**Exercise prompt:** Print exactly the lines from the first one down to the line containing "import * as", both ends included, with no pictures and nothing else.

**Data section:**
===============

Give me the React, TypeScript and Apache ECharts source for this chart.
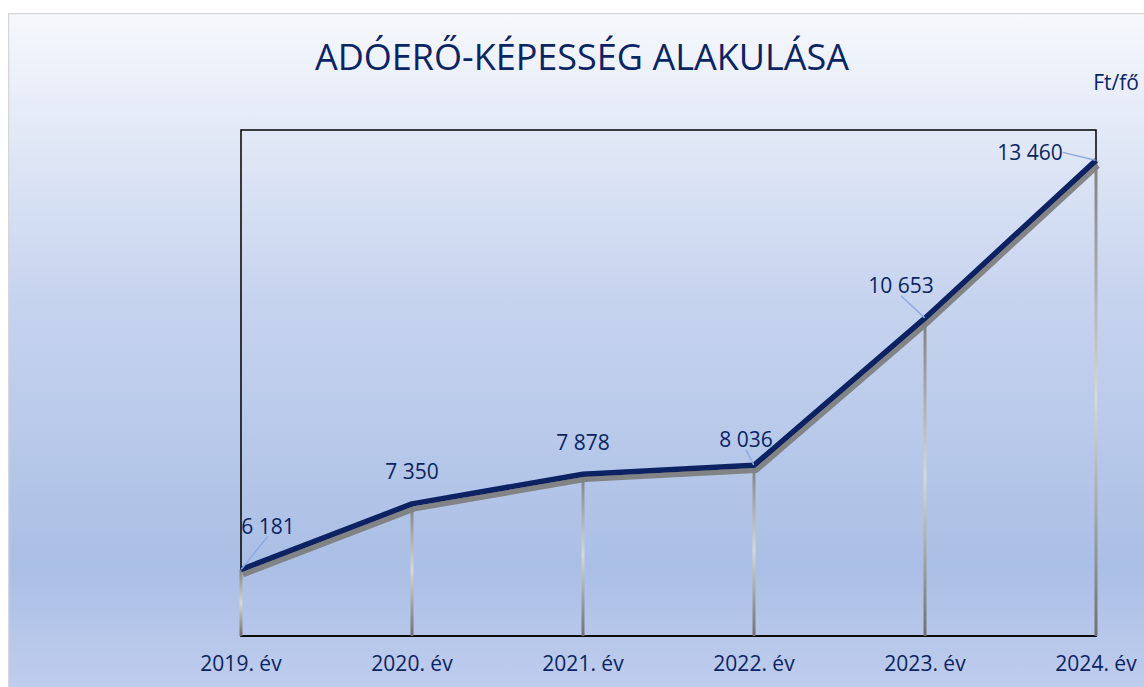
import React, { useEffect, useRef } from "react";
import * as echarts from "echarts";

const categories = ["2019. év", "2020. év", "2021. év", "2022. év", "2023. év", "2024. év"];
const values = [6181, 7350, 7878, 8036, 10653, 13460];
const labelTexts = ["6 181", "7 350", "7 878", "8 036", "10 653", "13 460"];
const labelShifts = [
  [27, -28],
  [0, -17],
  [0, -16],
  [-8, -10],
  [-24, -17],
  [-66, 8],
];
const leaderShown = [true, false, false, true, true, true];

const NAVY = "#0b2462";
const FONT = "'Open Sans', 'Noto Sans', sans-serif";

export default function App() {
  const ref = useRef<HTMLDivElement>(null);
  useEffect(() => {
    if (!ref.current) return;
    const chart = echarts.init(ref.current, null, { renderer: "svg" });
    const dropGrad = new echarts.graphic.LinearGradient(0, 0, 0, 1, [
      { offset: 0, color: "#808080" },
      { offset: 0.5, color: "#d8d8d8" },
      { offset: 1, color: "#707070" },
    ]);
    chart.setOption({
      animation: false,
      backgroundColor: new echarts.graphic.LinearGradient(0, 0, 0, 1, [
        { offset: 0, color: "#f6f8fc" },
        { offset: 0.42, color: "#c7d4ef" },
        { offset: 0.82, color: "#aabfe5" },
        { offset: 1, color: "#bfcdee" },
      ]),
      textStyle: { fontFamily: FONT },
      title: {
        text: "ADÓERŐ-KÉPESSÉG ALAKULÁSA",
        left: 569,
        top: 20,
        textAlign: "center",
        textStyle: { color: NAVY, fontSize: 36, fontWeight: "normal", fontFamily: FONT },
      },
      graphic: [
        {
          type: "line",
          shape: { x1: 0.5, y1: 0.5, x2: 0.5, y2: 700 },
          style: { stroke: "#d6d6d6", lineWidth: 1.5 },
        },
        {
          type: "line",
          shape: { x1: 0, y1: 0.5, x2: 1200, y2: 0.5 },
          style: { stroke: "#d6d6d6", lineWidth: 1.5 },
        },
        {
          type: "text",
          right: 5,
          top: 58,
          style: { text: "Ft/fő", fill: NAVY, fontSize: 21, fontFamily: FONT },
        },
      ],
      grid: {
        left: 233,
        right: 48,
        top: 117,
        bottom: 51,
        show: true,
        borderColor: "#000",
        borderWidth: 1.5,
        backgroundColor: "transparent",
      },
      xAxis: {
        type: "category",
        data: categories,
        boundaryGap: false,
        axisLine: { show: true, lineStyle: { color: "#000", width: 1.5 } },
        axisTick: { show: false },
        axisLabel: { color: NAVY, fontSize: 21, margin: 16, fontFamily: FONT },
        splitLine: { show: false },
      },
      yAxis: {
        type: "value",
        min: 5000,
        max: 14000,
        show: false,
        splitLine: { show: false },
      },
      series: [
        {
          type: "bar",
          data: values,
          barWidth: 3,
          itemStyle: { color: dropGrad },
          silent: true,
          z: 1,
        },
        {
          type: "line",
          data: values.map((v, i) => ({
            value: v,
            labelLine: { show: leaderShown[i] },
          })),
          symbol: "circle",
          symbolSize: 1,
          showSymbol: true,
          itemStyle: { color: "rgba(10,36,99,0)" },
          lineStyle: {
            color: "#0a2463",
            width: 5.5,
            shadowColor: "rgba(128,128,128,0.95)",
            shadowOffsetX: 2,
            shadowOffsetY: 5,
            shadowBlur: 0,
          },
          z: 3,
          label: {
            show: true,
            position: "top",
            distance: 5,
            color: NAVY,
            fontSize: 21,
            fontFamily: FONT,
            formatter: (p: any) => labelTexts[p.dataIndex],
          },
          labelLine: {
            show: true,
            lineStyle: { color: "#8eaae2", width: 1.5 },
          },
          labelLayout: (p: any) => ({
            dx: labelShifts[p.dataIndex][0],
            dy: labelShifts[p.dataIndex][1],
          }),
        },
      ],
    });
    return () => chart.dispose();
  }, []);
  return (
    <div
      ref={ref}
      style={{ position: "absolute", left: 8, top: 13, width: 1136, height: 674 }}
    />
  );
}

===============

**Exercise output:**
Give me the React, TypeScript and Apache ECharts source for this chart.
import React, { useEffect, useRef } from "react";
import * as echarts from "echarts";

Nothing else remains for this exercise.